Look through the listing below and report how many lines contain "code", as a bare number.

[START Entries provided]

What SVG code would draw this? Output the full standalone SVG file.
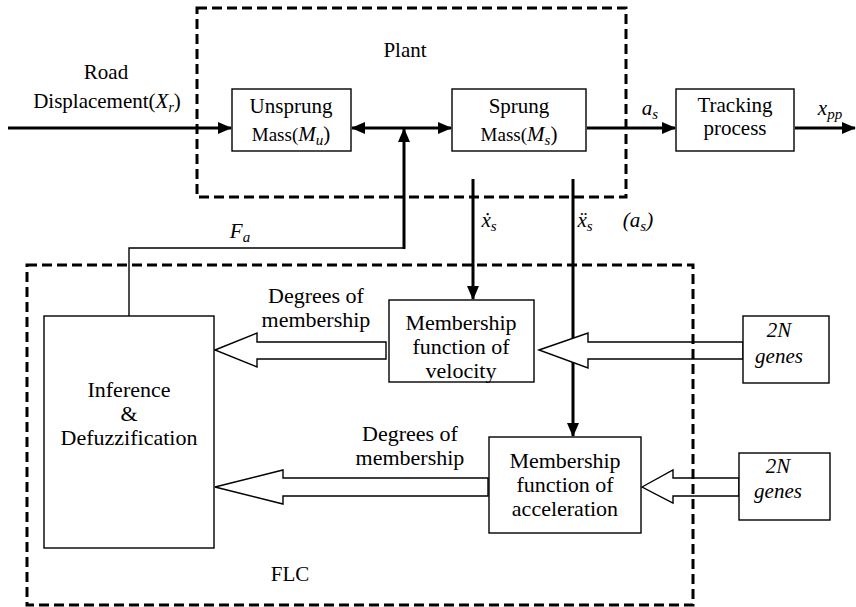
<svg xmlns="http://www.w3.org/2000/svg" width="856" height="607" viewBox="0 0 856 607" font-family="Liberation Serif, Times New Roman, DejaVu Serif, serif">
<style>
  text { font-family: "Liberation Serif", "Times New Roman", "DejaVu Serif", serif; font-size: 21px; fill: #000; text-anchor: middle; }
  .it { font-style: italic; }
  .big { font-size: 22px; }
  .box { fill: #fff; stroke: #000; stroke-width: 1.4; }
  .frame { fill: none; stroke: #000; stroke-width: 3; stroke-dasharray: 10 5; }
  .thick { fill: none; stroke: #000; stroke-width: 3; }
  .thin { fill: none; stroke: #000; stroke-width: 1.4; }
  .blk { fill: #fff; stroke: #000; stroke-width: 1.4; stroke-linejoin: miter; }
</style>
<defs>
  <marker id="ah" markerUnits="userSpaceOnUse" markerWidth="14" markerHeight="12" refX="13" refY="6" orient="auto-start-reverse">
    <path d="M0,0 L14,6 L0,12 Z" fill="#000"/>
  </marker>
</defs>
<rect width="856" height="607" fill="#fff"/>

<g id="connectors">
  <line class="thick" x1="8" y1="128" x2="231" y2="128" marker-end="url(#ah)"/>
  <line class="thick" x1="352" y1="128" x2="451" y2="128" marker-start="url(#ah)" marker-end="url(#ah)"/>
  <polyline class="thin" points="129,316 129,248 404,248"/>
  <line class="thick" x1="404" y1="249" x2="404" y2="129" marker-end="url(#ah)"/>
  <line class="thick" x1="587" y1="128" x2="675" y2="128" marker-end="url(#ah)"/>
  <line class="thick" x1="795" y1="128" x2="855" y2="128" marker-end="url(#ah)"/>
  <line class="thick" x1="473" y1="179" x2="473" y2="299" marker-end="url(#ah)"/>
  <line class="thick" x1="573" y1="179" x2="573" y2="436" marker-end="url(#ah)"/>
  <polygon class="blk" points="215,350 257,333 257,342 386,342 386,359 257,359 257,367"/>
  <polygon class="blk" points="539,350 588,333 588,342 743,342 743,359 588,359 588,368"/>
  <polygon class="blk" points="215,487 283,470 283,478 488,478 488,496 283,496 283,504"/>
  <polygon class="blk" points="642,487 673,470 673,478 739,478 739,496 673,496 673,503"/>
</g>

<g id="plant-frame">
  <rect class="frame" x="197" y="8" width="429" height="189"/>
  <text x="405" y="57">Plant</text>
</g>
<g id="flc-frame">
  <rect class="frame" x="27" y="265" width="666" height="340"/>
  <text x="290" y="581">FLC</text>
</g>

<g id="road-label">
  <text x="106" y="79">Road</text>
  <text x="107" y="108">Displacement(<tspan class="it">X</tspan><tspan class="it" font-size="14" dy="4">r</tspan><tspan dy="-4">)</tspan></text>
</g>

<g id="unsprung">
  <rect class="box" x="232" y="89" width="119" height="62"/>
  <text x="291" y="113">Unsprung</text>
  <text x="291" y="141"><tspan font-size="19">Mass(</tspan><tspan class="it">M</tspan><tspan class="it" font-size="15" dy="4">u</tspan><tspan dy="-4">)</tspan></text>
</g>

<g id="sprung">
  <rect class="box" x="452" y="89" width="134" height="62"/>
  <text x="519" y="113">Sprung</text>
  <text x="519" y="141"><tspan font-size="19">Mass(</tspan><tspan class="it">M</tspan><tspan class="it" font-size="15" dy="4">s</tspan><tspan dy="-4">)</tspan></text>
</g>

<g id="tracking">
  <rect class="box" x="676" y="89" width="118" height="62"/>
  <text x="735" y="112">Tracking</text>
  <text x="735" y="135">process</text>
</g>

<g id="labels">
  <text x="650" y="115" class="it">a<tspan font-size="15" dy="4">s</tspan></text>
  <text x="830" y="115" class="it">x<tspan font-size="15" dy="4">pp</tspan></text>
  <text x="240" y="238" class="it">F<tspan font-size="15" dy="4">a</tspan></text>
  <text x="489" y="227" class="it">ẋ<tspan font-size="15" dy="4">s</tspan></text>
  <text x="585" y="227" class="it">ẍ<tspan font-size="15" dy="4">s</tspan></text>
  <text x="638" y="227" class="it">(a<tspan font-size="15" dy="4">s</tspan><tspan dy="-4">)</tspan></text>
  <text x="316" y="303" class="big">Degrees of</text>
  <text x="316" y="327" class="big">membership</text>
  <text x="410" y="441" class="big">Degrees of</text>
  <text x="410" y="465" class="big">membership</text>
</g>

<g id="inference">
  <rect class="box" x="44" y="316" width="170" height="232"/>
  <text x="129" y="397" class="big">Inference</text>
  <text x="129" y="421" class="big">&amp;</text>
  <text x="129" y="445" class="big">Defuzzification</text>
</g>

<g id="mf-velocity">
  <rect class="box" x="389" y="300" width="145" height="82"/>
  <text x="461" y="330" class="big">Membership</text>
  <text x="461" y="354" class="big">function of</text>
  <text x="461" y="378" class="big">velocity</text>
</g>

<g id="mf-acceleration">
  <rect class="box" x="489" y="437" width="152" height="96"/>
  <text x="565" y="468" class="big">Membership</text>
  <text x="565" y="492" class="big">function of</text>
  <text x="565" y="516" class="big">acceleration</text>
</g>

<g id="genes1">
  <rect class="box" x="743" y="316" width="86" height="67"/>
  <text x="779" y="337" class="it">2N</text>
  <text x="779" y="363" class="it">genes</text>
</g>

<g id="genes2">
  <rect class="box" x="739" y="453" width="91" height="67"/>
  <text x="778" y="473" class="it">2N</text>
  <text x="778" y="498" class="it">genes</text>
</g>
</svg>
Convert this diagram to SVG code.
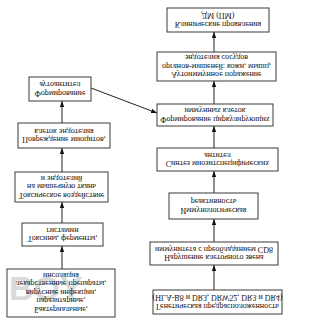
<svg xmlns="http://www.w3.org/2000/svg" width="309" height="325" viewBox="0 0 309 325">
<style>
.box{fill:#fff;stroke:#3a3a3a;stroke-width:1}
.t{font-family:"Liberation Serif","Times New Roman",serif;font-size:8px;fill:#111;text-anchor:middle}
.c{stroke:#222;stroke-width:1;fill:none;marker-end:url(#ah)}
.wm{font-family:"Liberation Sans",Arial,sans-serif;font-weight:bold;font-size:34px;fill:#dadada}
</style>
<defs>
<marker id="ah" markerUnits="userSpaceOnUse" markerWidth="6" markerHeight="6" refX="6" refY="3" orient="auto">
<path d="M0,0.8 L6,3 L0,5.2 z" fill="#111"/>
</marker>
</defs>
<rect width="309" height="325" fill="#fff"/>
<g transform="matrix(1 0 0 -1 0 325)">
<g id="connectors">
<line class="c" x1="214" y1="35" x2="214" y2="60"/>
<line class="c" x1="214" y1="83" x2="214" y2="106"/>
<line class="c" x1="214" y1="132" x2="214" y2="154"/>
<line class="c" x1="214" y1="177" x2="214" y2="199"/>
<line class="c" x1="214" y1="221" x2="214" y2="244"/>
<line class="c" x1="214" y1="273" x2="214" y2="293"/>
<line class="c" x1="62" y1="56" x2="62" y2="79"/>
<line class="c" x1="62" y1="102" x2="62" y2="123"/>
<line class="c" x1="62" y1="153" x2="62" y2="177"/>
<line class="c" x1="62" y1="202" x2="62" y2="224"/>
<line class="c" x1="91" y1="237" x2="157" y2="212"/>
</g>
<g id="genetic">
<rect class="box" x="153" y="11" width="129" height="24"/>
<text class="t" x="217.5" y="21.5">Генетическая предрасположенность</text>
<text class="t" x="217.5" y="30">(HLA-B8 и DR3, DRW52, DR3 и DR4)</text>
</g>
<g id="cellular">
<rect class="box" x="150" y="60" width="128" height="23"/>
<text class="t" x="214" y="70">Нарушение клеточного звена</text>
<text class="t" x="214" y="78.5">иммунитета с преобладанием CD8</text>
</g>
<g id="reactivity">
<rect class="box" x="169" y="106" width="89" height="26"/>
<text class="t" x="213.5" y="117.5">Иммунологическая</text>
<text class="t" x="213.5" y="126">реактивность</text>
</g>
<g id="synthesis">
<rect class="box" x="157" y="154" width="121" height="23"/>
<text class="t" x="217.5" y="164">Синтез миозитспецифических</text>
<text class="t" x="217.5" y="172.5">антител</text>
</g>
<g id="circulating">
<rect class="box" x="157" y="199" width="116" height="22"/>
<text class="t" x="215" y="208.5">Формирование циркулирующих</text>
<text class="t" x="215" y="217">иммунных клеток</text>
</g>
<g id="autoimmune">
<rect class="box" x="157" y="244" width="119" height="29"/>
<text class="t" x="216.5" y="252.8">Аутоиммунное поражение</text>
<text class="t" x="216.5" y="261.3">органов-мишеней: кожи, мышц,</text>
<text class="t" x="216.5" y="269.8">эндотелия сосудов</text>
</g>
<g id="clinical">
<rect class="box" x="167" y="293" width="102" height="24"/>
<text class="t" x="218" y="303.5">Клинические проявления</text>
<text class="t" x="218" y="312">ДМ (ПМ)</text>
</g>
<g id="triggers">
<rect class="box" x="7" y="8" width="108" height="48"/>
<g transform="matrix(1 0 0 -1 0 325)"><text class="wm" x="9" y="300">BOY</text></g>
<text class="t" x="61" y="18.5">Бактериальные,</text>
<text class="t" x="61" y="27">паразитарные,</text>
<text class="t" x="61" y="35.5">вирусные инфекции,</text>
<text class="t" x="61" y="44">лекарственные препараты,</text>
<text class="t" x="61" y="52.5">инсоляция</text>
</g>
<g id="toxins">
<rect class="box" x="22" y="79" width="81" height="23"/>
<text class="t" x="62.5" y="89">Токсины, ферменты,</text>
<text class="t" x="62.5" y="97.5">гистамин</text>
</g>
<g id="toxic-effect">
<rect class="box" x="15" y="123" width="93" height="30"/>
<text class="t" x="61.5" y="132.3">Токсическое воздействие</text>
<text class="t" x="61.5" y="140.8">на мышечную ткань</text>
<text class="t" x="61.5" y="149.3">и эндотелий</text>
</g>
<g id="damage">
<rect class="box" x="18" y="177" width="92" height="25"/>
<text class="t" x="64" y="188">Повреждение миоцитов,</text>
<text class="t" x="64" y="196.5">клеток эндотелия</text>
</g>
<g id="autoantibodies">
<rect class="box" x="29" y="224" width="62" height="24"/>
<text class="t" x="60" y="234.5">Формирование</text>
<text class="t" x="60" y="243">аутоантител</text>
</g>
</g>
</svg>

[END Entries provided]

- Written reply
2